13/25 top 5 TE’s finished in the top 5

10/25 top 5 K’s finished in the top 5

8/25 top 5 D/ST’s finished in the top 5

So, clearly there aren’t significant differences between positions when looking at the top 5 picks. But, we didn’t stop there, because we knew those numbers didn’t tell the whole story.

We then turned to looking at top 3 picks at each position (in the past 5 years) in an attempt to see  what percentage of those guys finished in the top 5. Here’s what we found:

The Data

5/15 top 3 QB’s finished in the top 5

4/15 top 3 RB’s finished in the top 5

8/15 top 3 WR’s finished in the top 5

9/15 top 3 TE’s finished in the top 5

6/15 top 3 K’s finished in the top 5

5/15 top 3 D/ST’s finished in the top 5

This data are obviously A LOT more telling, and it sets up a clear distinction between WR/TE’s and QB/RB’s. While more than 50% of top 3 ADP WR’s and TE’s finish in the top 5, far below 50% of top 3 ADP RB’s and QB’s finish in the top 5. In fact, the number 4 and 5 RB’s and QB’s actually have a BETTER CHANCE at finishing in the top 5 as opposed to the top 3 RB’s and QB’s. Think about that for a second, because that’s some pretty remarkable information; it means you have FAR more confidence in the top WR or TE performing to his potential than you do the top QB’s or RB’s. Essentially, you’ll see far more consistency from a top 3 WR or TE than you will from a top 3 RB or QB. 
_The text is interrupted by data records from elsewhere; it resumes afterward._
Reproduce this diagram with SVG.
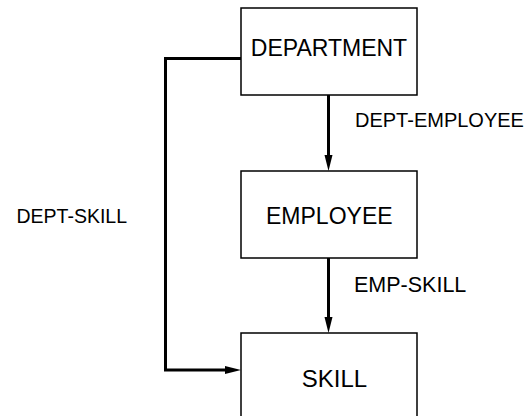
<svg xmlns="http://www.w3.org/2000/svg" width="528" height="418" viewBox="0 0 528 418">
  <style>
    .box { fill: #fff; stroke: #000; stroke-width: 1.5; }
    .name { font-family: "Liberation Sans", Arial, sans-serif; font-size: 23px; fill: #000; text-anchor: middle; }
    .lbl { font-family: "Liberation Sans", Arial, sans-serif; font-size: 19.5px; fill: #000; }
    .wire { fill: none; stroke: #000; stroke-width: 3; }
    .tip { fill: #000; }
  </style>
  <rect width="528" height="418" fill="#fff"/>

  <g id="connectors">
    <!-- DEPARTMENT -> EMPLOYEE -->
    <path class="wire" d="M328.5,95 V156"/>
    <polygon class="tip" points="324.5,155 332.5,155 328.5,171"/>
    <!-- EMPLOYEE -> SKILL -->
    <path class="wire" d="M328.5,258 V318"/>
    <polygon class="tip" points="324.5,317 332.5,317 328.5,333"/>
    <!-- DEPARTMENT -> SKILL (side route) -->
    <path class="wire" d="M241,58.5 H165.5 V370 H226"/>
    <polygon class="tip" points="225,366 225,374 241,370"/>
    <text class="lbl" x="355" y="127.3" style="font-size:20px">DEPT-EMPLOYEE</text>
    <text class="lbl" x="354" y="291.5" style="font-size:21.5px">EMP-SKILL</text>
    <text class="lbl" x="16.5" y="223.3">DEPT-SKILL</text>
  </g>

  <g id="department">
    <rect class="box" x="241" y="8" width="176" height="87"/>
    <text class="name" x="329" y="56">DEPARTMENT</text>
  </g>

  <g id="employee">
    <rect class="box" x="241" y="171" width="176" height="87"/>
    <text class="name" x="329.3" y="224.3">EMPLOYEE</text>
  </g>

  <g id="skill">
    <path class="box" d="M241,416 V333 H417 V416"/>
    <text class="name" x="334.5" y="386.7" style="font-size:24px">SKILL</text>
  </g>
</svg>
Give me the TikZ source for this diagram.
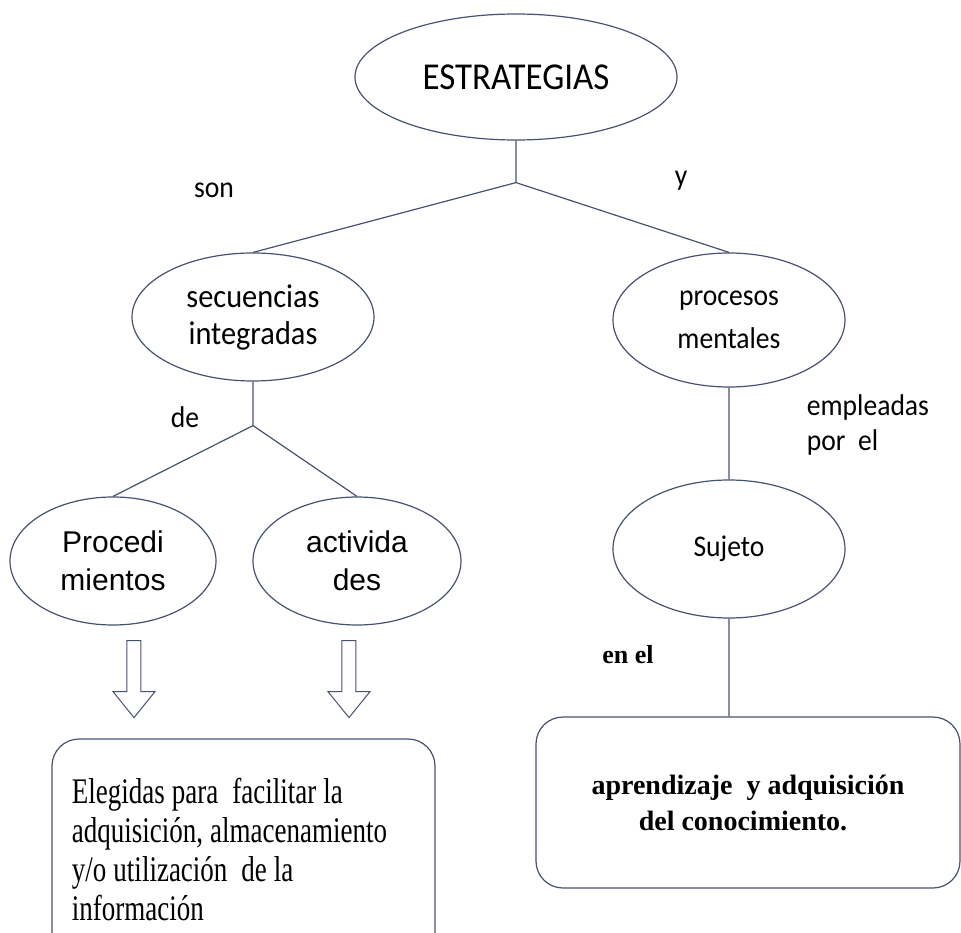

An Argument To Take Kelce Number 1 Overall

Listen. I know this is a hot take and I’m not even necessarily saying I would do it. I’m merely posing that Kelce #1 is a feasible option in light of the data that we’ve found above. Travis Kelce has been the top scoring tight end in 4 of the last 5 years (he was #2 behind Gronk in 2017), so he’s about as sure a thing as you can get in fantasy. Furthermore, there is such a significant drop off after the top few tight ends (Kelce averaged 21 points a game this past season while the middle-of-the-pack TE averaged 10), so you can feel a lot of confidence that you’re going to have a better TE than your opponent each week by drafting Kelce, which is not something that can be said for the top player in any other position (as is shown above by the top 3 data). Also, as has been shown by both the data and Kelce’s performance over the past 5 seasons, we have a LOT more confidence in Kelce separating himself from the #2 and #3 tight ends as opposed to a guy like Pat Mahomes separating himself from #2 and #3 QB’s. So, even though Kelce is going to end up with fewer points than the top RB’s and QB’s, that doesn’t accurately represent his value, because picking out that top RB or QB is A LOT TOUGHER to do than picking out the top TE. If you feel like you can do it, power to you. But, people who spend their entire lives trying to predict the top RB’s are more often wrong than they are right, while my 12 year old brother can predict that Kelce will be the top scoring TE simply by looking at what’s happened the past 5 years. 

Some Other Points

There are other valid arguments that could be made as a result of the data that we found, so here are some of them, briefly:

  • An obvious counter argument to the above findings is that securing a star running back is much more valuable than a star wide receiver, and thus the additional risk that those top tier RBs don’t perform to their average draft position is worth taking on. I’ll leave this debate to a future edition of our NFL DFS Analytics series.
  • Don’t be the first team to take a D/ST. Only 1 of the top picked D/ST’s has finished in the top 5 in the past 5 years, so you’re better off spending that pick on a bench player than could turn out to be a meaningful piece for your team. Get a defense late, or better yet consider streaming them depending on your leagues format. 
  • Think about passing on the top 3 QB’s. The number 4 and 5 QB’s have a BETTER CHANCE at finishing in the top 5 than do the number 1 and 2 QB’s. You’re better off waiting for those second tier guys (Lamar Jackson, Russell Wilson, Dak Prescott, etc) than you are going for Maholmes.
  • Top RBs carry significant risk. Whether it be injuries or just the nature of the RB position, they’re much less of a sure thing. Similarly to QB’s, the top 2 running backs have a worse chance at finishing in the top 5 than do the number 4 and 5 running backs, which means you’re probably better off waiting for a 2018 Derrick Henry type guy than going all-out for McCaffrey or Kamara.